▽

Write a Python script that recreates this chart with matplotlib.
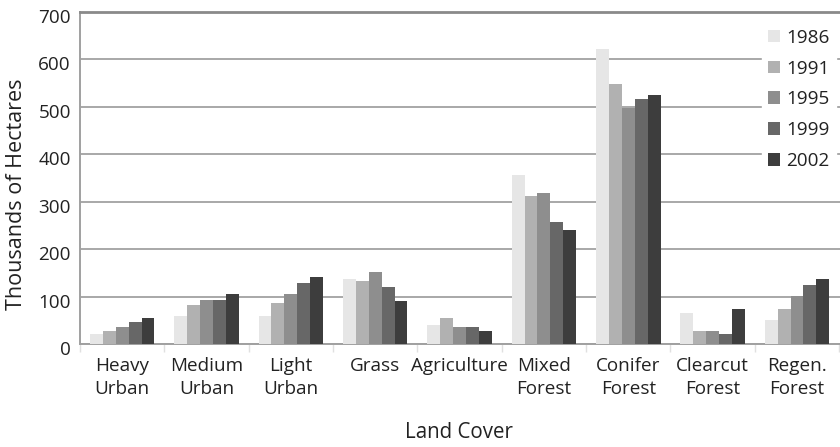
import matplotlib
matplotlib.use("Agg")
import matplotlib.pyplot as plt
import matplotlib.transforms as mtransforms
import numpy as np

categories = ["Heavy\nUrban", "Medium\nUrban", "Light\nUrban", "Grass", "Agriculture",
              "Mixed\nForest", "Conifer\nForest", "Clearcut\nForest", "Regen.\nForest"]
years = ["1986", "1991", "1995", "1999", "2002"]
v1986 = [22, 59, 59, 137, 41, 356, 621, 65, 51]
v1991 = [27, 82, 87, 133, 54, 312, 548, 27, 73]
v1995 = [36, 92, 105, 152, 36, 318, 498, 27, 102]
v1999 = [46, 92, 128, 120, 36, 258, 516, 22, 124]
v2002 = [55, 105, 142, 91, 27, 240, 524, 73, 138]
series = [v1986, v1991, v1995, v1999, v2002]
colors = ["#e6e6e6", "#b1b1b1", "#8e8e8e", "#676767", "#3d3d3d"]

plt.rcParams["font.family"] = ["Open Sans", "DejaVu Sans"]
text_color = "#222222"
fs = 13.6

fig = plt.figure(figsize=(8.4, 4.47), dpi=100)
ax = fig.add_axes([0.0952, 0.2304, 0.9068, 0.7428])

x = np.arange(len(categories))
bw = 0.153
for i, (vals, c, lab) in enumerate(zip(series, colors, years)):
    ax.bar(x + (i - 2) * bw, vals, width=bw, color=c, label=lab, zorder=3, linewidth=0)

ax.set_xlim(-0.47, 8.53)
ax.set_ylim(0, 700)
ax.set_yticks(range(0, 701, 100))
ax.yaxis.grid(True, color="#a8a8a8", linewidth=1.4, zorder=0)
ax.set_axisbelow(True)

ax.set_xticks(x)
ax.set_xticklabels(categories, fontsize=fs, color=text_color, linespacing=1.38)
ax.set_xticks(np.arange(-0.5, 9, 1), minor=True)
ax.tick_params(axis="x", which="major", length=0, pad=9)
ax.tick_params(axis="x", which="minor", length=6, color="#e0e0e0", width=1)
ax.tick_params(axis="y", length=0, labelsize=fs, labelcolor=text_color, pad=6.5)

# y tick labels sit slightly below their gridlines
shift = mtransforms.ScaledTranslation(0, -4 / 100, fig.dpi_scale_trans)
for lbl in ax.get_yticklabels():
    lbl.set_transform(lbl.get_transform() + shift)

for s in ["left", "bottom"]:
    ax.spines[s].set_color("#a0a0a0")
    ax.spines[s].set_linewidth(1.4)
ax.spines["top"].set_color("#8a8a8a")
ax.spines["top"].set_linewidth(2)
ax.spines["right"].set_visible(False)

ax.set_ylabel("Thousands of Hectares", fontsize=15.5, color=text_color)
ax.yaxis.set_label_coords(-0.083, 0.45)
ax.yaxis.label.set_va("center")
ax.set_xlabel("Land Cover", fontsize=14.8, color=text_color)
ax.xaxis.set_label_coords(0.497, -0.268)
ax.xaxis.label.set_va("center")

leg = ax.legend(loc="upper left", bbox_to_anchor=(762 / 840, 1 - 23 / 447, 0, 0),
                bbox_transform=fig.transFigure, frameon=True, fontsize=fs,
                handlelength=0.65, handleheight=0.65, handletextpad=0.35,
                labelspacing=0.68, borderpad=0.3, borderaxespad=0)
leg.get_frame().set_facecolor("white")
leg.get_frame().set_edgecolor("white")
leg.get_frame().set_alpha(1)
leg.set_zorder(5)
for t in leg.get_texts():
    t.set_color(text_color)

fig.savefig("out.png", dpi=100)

△

What you will do:
Leave out the pictures, then repeat the listing above exactly from its first line to the line with "import numpy as np", inclusive.

Solved problem:
Write a Python script that recreates this chart with matplotlib.
import matplotlib
matplotlib.use("Agg")
import matplotlib.pyplot as plt
import matplotlib.transforms as mtransforms
import numpy as np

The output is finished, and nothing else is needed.